-- begin MATERIAL FOR THIS EXERCISE --

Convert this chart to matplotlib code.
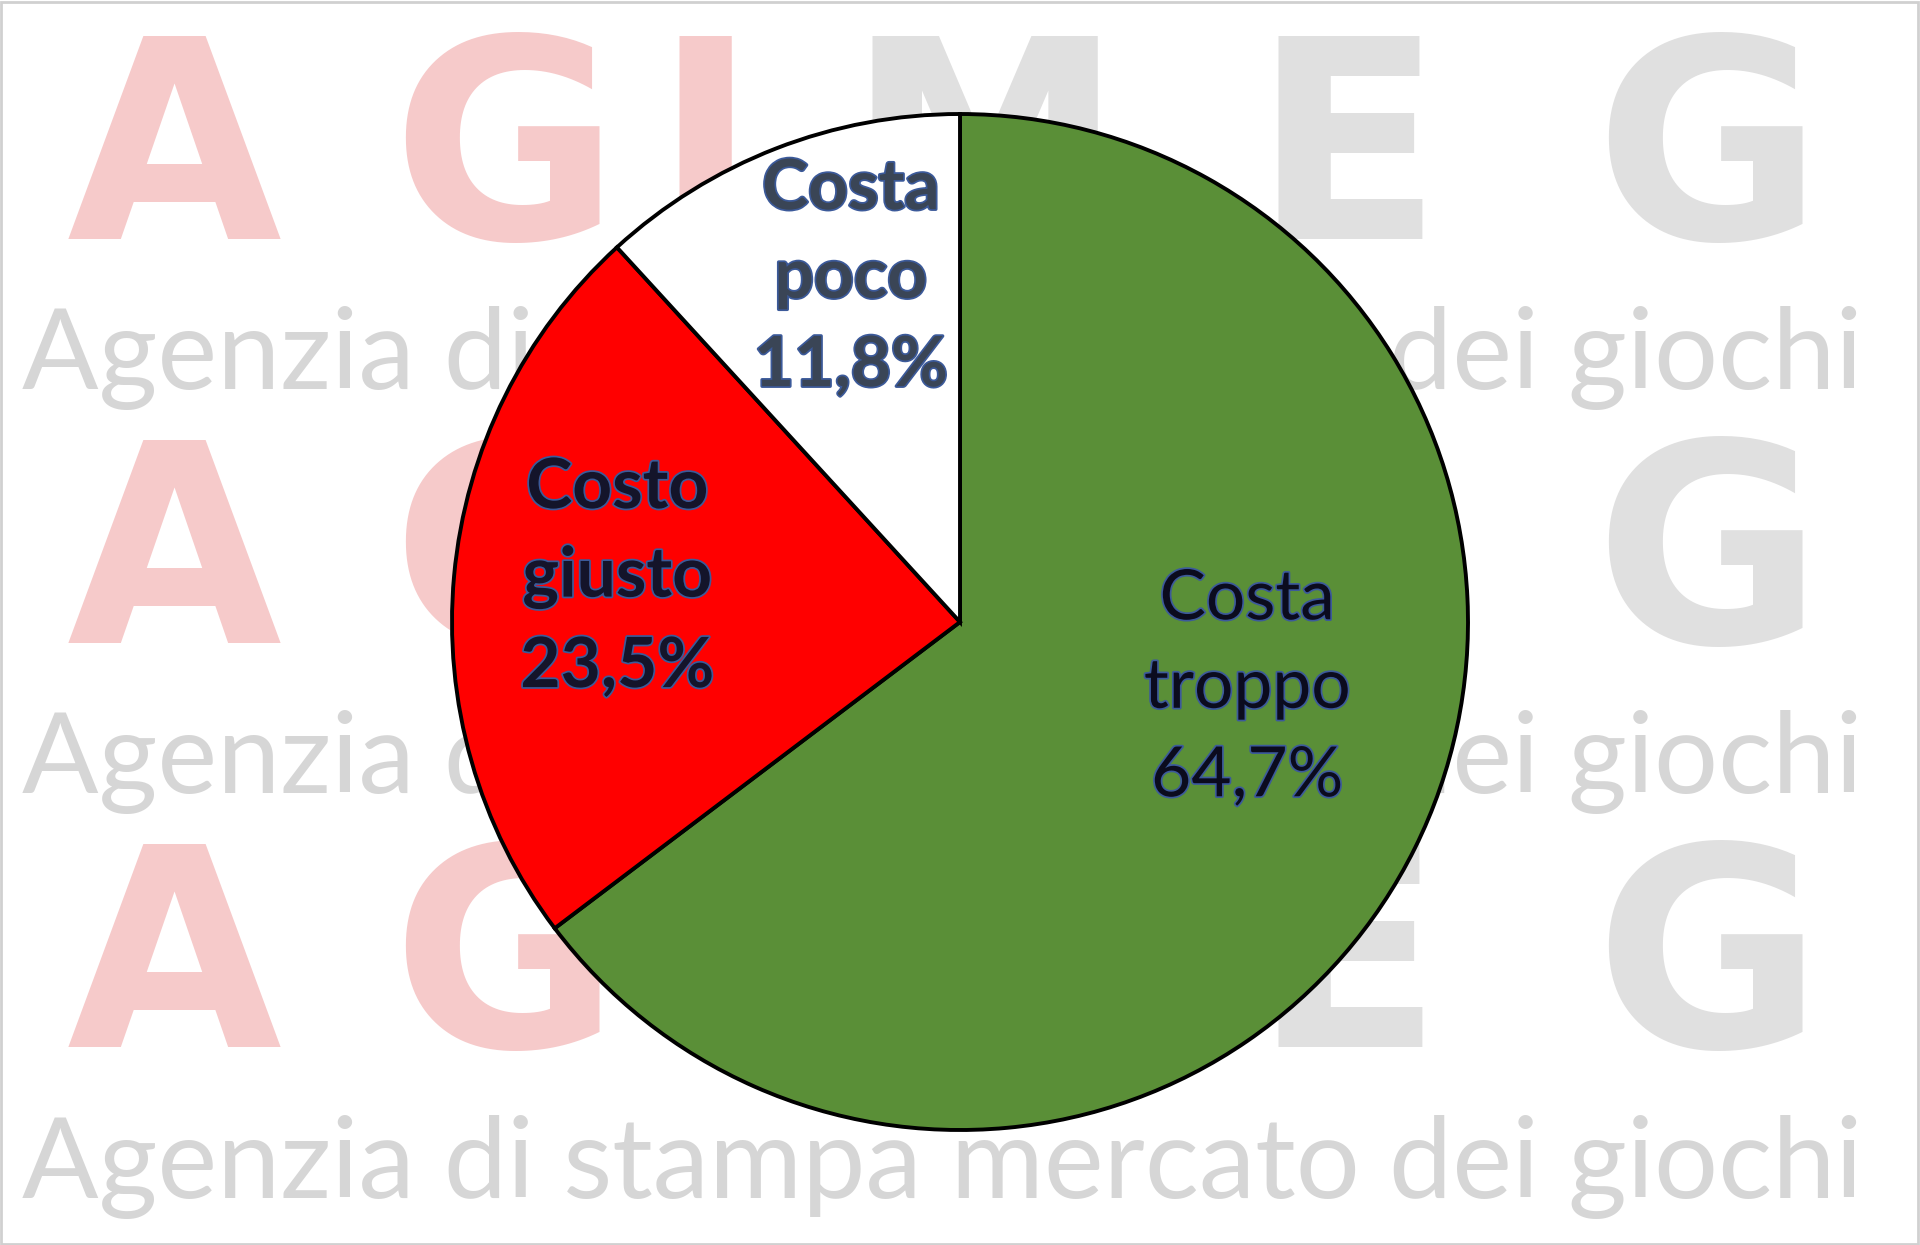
import matplotlib.pyplot as plt
import matplotlib.patheffects as pe
import numpy as np

# data
labels = ['Costa\ntroppo', 'Costo\ngiusto', 'Costa\npoco']
values = [64.7, 23.5, 11.8]
colors = ['#5A8F37', '#FF0000', '#FFFFFF']
text_colors = ['#0B0B1E', '#14142A', '#3A4556']
weights = ['normal', 'bold', 'bold']

W, H = 1920, 1245
fig = plt.figure(figsize=(W / 100, H / 100), dpi=100)
ax = fig.add_axes([0, 0, 1, 1])
ax.set_xlim(0, W)
ax.set_ylim(0, H)

# watermark (background logo, repeated 3 times)
logo_letters = ['A', 'G', 'I', 'M', 'E', 'G']
logo_x = [174, 505, 705, 985, 1347, 1708]
logo_col = ['#F6CACA', '#F6CACA', '#F6CACA', '#E0E0E0', '#E0E0E0', '#E0E0E0']
for yb in [239, 643, 1047]:
    for ch, lx, lc in zip(logo_letters, logo_x, logo_col):
        ax.text(lx, H - yb, ch, fontsize=200, color=lc, family='DejaVu Sans',
                weight='bold', ha='center', va='baseline', zorder=0)

tag = 'Agenzia di stampa mercato dei giochi'
fig.canvas.draw()
rend = fig.canvas.get_renderer()
probe = ax.text(0, 0, tag, fontsize=100, family='Lato')
tw = probe.get_window_extent(rend).width
probe.remove()
tag_size = 100 * 1840 / tw
for yb in [389, 793, 1198]:
    ax.text(W / 2 - 18, H - yb, tag, fontsize=tag_size, color='#D6D6D6',
            family='Lato', ha='center', va='baseline', zorder=0)

# pie
cx, cy, r = 960, H - 622, 508
wedges, _ = ax.pie(values, colors=colors, startangle=90, counterclock=False,
                   center=(cx, cy), radius=r,
                   wedgeprops=dict(edgecolor='black', linewidth=2.8, zorder=2))

# label placement: angle (deg) and distance (fraction of radius)
lab_ang = [-13, 172.7, 107.6]
lab_dist = [0.58, 0.68, 0.71]
for lab, v, tc, w, a, d in zip(labels, values, text_colors, weights, lab_ang, lab_dist):
    t = np.deg2rad(a)
    txt = lab + '\n' + ('%.1f%%' % v).replace('.', ',')
    ax.text(cx + d * r * np.cos(t), cy + d * r * np.sin(t), txt,
            ha='center', va='center', fontsize=50, family='Lato', weight=w,
            color=tc, linespacing=1.5, zorder=3,
            path_effects=[pe.withStroke(linewidth=2.5, foreground='#3C5A9A')])

ax.set_xlim(0, W)
ax.set_ylim(0, H)
ax.set_aspect('auto')
ax.axis('off')

# thin grey border round the picture
ax.add_patch(plt.Rectangle((1, 1), W - 3, H - 3, fill=False, edgecolor='#D0D0D0',
                           linewidth=2, zorder=5))

fig.savefig('out.png', dpi=100)
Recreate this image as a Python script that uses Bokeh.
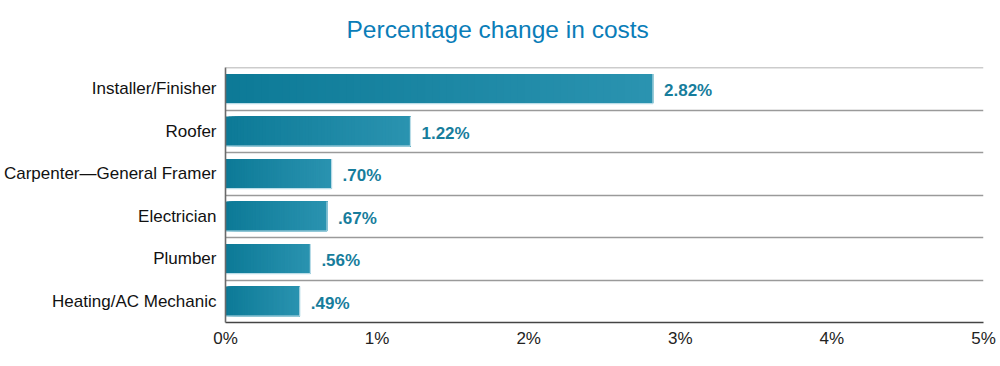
from bokeh.plotting import figure
from bokeh.models import FixedTicker, Title, ColumnDataSource, Span
from bokeh.embed import file_html
from bokeh.resources import INLINE
from bokeh.core.properties import value

categories = ["Installer/Finisher", "Roofer", "Carpenter\u2014General Framer",
              "Electrician", "Plumber", "Heating/AC Mechanic"]
values = [2.82, 1.22, 0.70, 0.67, 0.56, 0.49]
value_labels = ["2.82%", "1.22%", ".70%", ".67%", ".56%", ".49%"]
x_ticks = [0, 1, 2, 3, 4, 5]
x_tick_labels = ["0%", "1%", "2%", "3%", "4%", "5%"]
title_text = "Percentage change in costs"

FONT = "Liberation Sans"
n = len(categories)
# row centers: first category at top
ycent = [n - i - 0.5 for i in range(n)]

p = figure(width=1000, height=366, output_backend="svg", toolbar_location=None,
           x_range=(x_ticks[0], x_ticks[-1]), y_range=(0, n),
           min_border_left=225, min_border_right=17, min_border_top=67,
           min_border_bottom=44, title=None)
p.outline_line_color = None
p.background_fill_color = "white"
p.border_fill_color = "white"

# gradient bars: overlapping slices with interpolated colors (no seams)
c0 = (13, 122, 151)
c1 = (42, 147, 176)
NS = 60
lefts, rights, tops, bottoms, colors = [], [], [], [], []
for v, yc in zip(values, ycent):
    for k in range(NS):
        t = k / (NS - 1)
        col = tuple(int(round(a + (b - a) * t)) for a, b in zip(c0, c1))
        lefts.append(v * k / NS)
        rights.append(v)
        bottoms.append(yc - 0.35)
        tops.append(yc + 0.35)
        colors.append("#%02x%02x%02x" % col)
src = ColumnDataSource(dict(left=lefts, right=rights, top=tops, bottom=bottoms, color=colors))
p.quad(left="left", right="right", top="top", bottom="bottom", source=src,
       fill_color="color", line_color=None)

# light edge on right/bottom of bars
esrc = ColumnDataSource(dict(x0=values, x1=values, y0=[y - 0.35 for y in ycent],
                             y1=[y + 0.35 for y in ycent],
                             bx0=[0] * n, by=[y - 0.35 for y in ycent]))
p.segment(x0="x0", y0="y0", x1="x1", y1="y1", source=esrc, line_color="#b9dce7", line_width=1.2)
p.segment(x0="bx0", y0="by", x1="x1", y1="by", source=esrc, line_color="#b9dce7", line_width=1.2)

# value labels
lsrc = ColumnDataSource(dict(x=values, y=ycent, t=value_labels))
p.text(x="x", y="y", text="t", source=lsrc, x_offset=11, y_offset=2,
       text_font=value(FONT), text_font_style="bold", text_font_size="17px",
       text_color="#177d9c", text_baseline="middle", text_align="left")

# grid: separators between rows
p.xgrid.visible = False
p.ygrid.ticker = FixedTicker(ticks=list(range(1, n)))
p.ygrid.grid_line_color = "#9a9a9a"
p.ygrid.grid_line_width = 1.3
p.add_layout(Span(location=n, dimension="width", line_color="#9a9a9a", line_width=1.3))

# y axis with category labels
p.yaxis.ticker = FixedTicker(ticks=ycent)
p.yaxis.major_label_overrides = {yc: c for yc, c in zip(ycent, categories)}
p.yaxis.major_label_text_font = FONT
p.yaxis.major_label_text_font_size = "17px"
p.yaxis.major_label_text_color = "#111111"
p.yaxis.major_label_standoff = 9
p.yaxis.major_tick_out = 0
p.yaxis.major_tick_in = 0
p.yaxis.major_tick_line_color = None
p.yaxis.minor_tick_line_color = None
p.yaxis.axis_line_color = "#6a6a6a"
p.yaxis.axis_line_width = 1.6

# x axis
p.xaxis.ticker = FixedTicker(ticks=x_ticks)
p.xaxis.major_label_overrides = {t: l for t, l in zip(x_ticks, x_tick_labels)}
p.xaxis.major_label_text_font = FONT
p.xaxis.major_label_text_font_size = "17px"
p.xaxis.major_label_text_color = "#222222"
p.xaxis.major_label_standoff = 6
p.xaxis.major_tick_out = 0
p.xaxis.major_tick_in = 0
p.xaxis.major_tick_line_color = None
p.xaxis.minor_tick_line_color = None
p.xaxis.axis_line_color = "#444444"
p.xaxis.axis_line_width = 1.6

# spacer between title and frame, then the title itself
spacer = Title(text=" ", text_font=FONT, text_font_size="10px", standoff=11)
p.add_layout(spacer, "above")
title = Title(text=title_text, align="left", offset=121, standoff=2,
              text_font=FONT, text_font_size="24.5px", text_font_style="normal",
              text_color="#0a7db8")
p.add_layout(title, "above")

open("out.html", "w").write(file_html(p, INLINE))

-- end MATERIAL FOR THIS EXERCISE --

## WORK INSTRUCTIONS
From the line that has "Recreate this image" through the line that has "from bokeh.core.properties import value", reproduce each line exactly as it stands and nothing else; do not include any pictures.

## PROBLEM SOLUTION
Recreate this image as a Python script that uses Bokeh.
from bokeh.plotting import figure
from bokeh.models import FixedTicker, Title, ColumnDataSource, Span
from bokeh.embed import file_html
from bokeh.resources import INLINE
from bokeh.core.properties import value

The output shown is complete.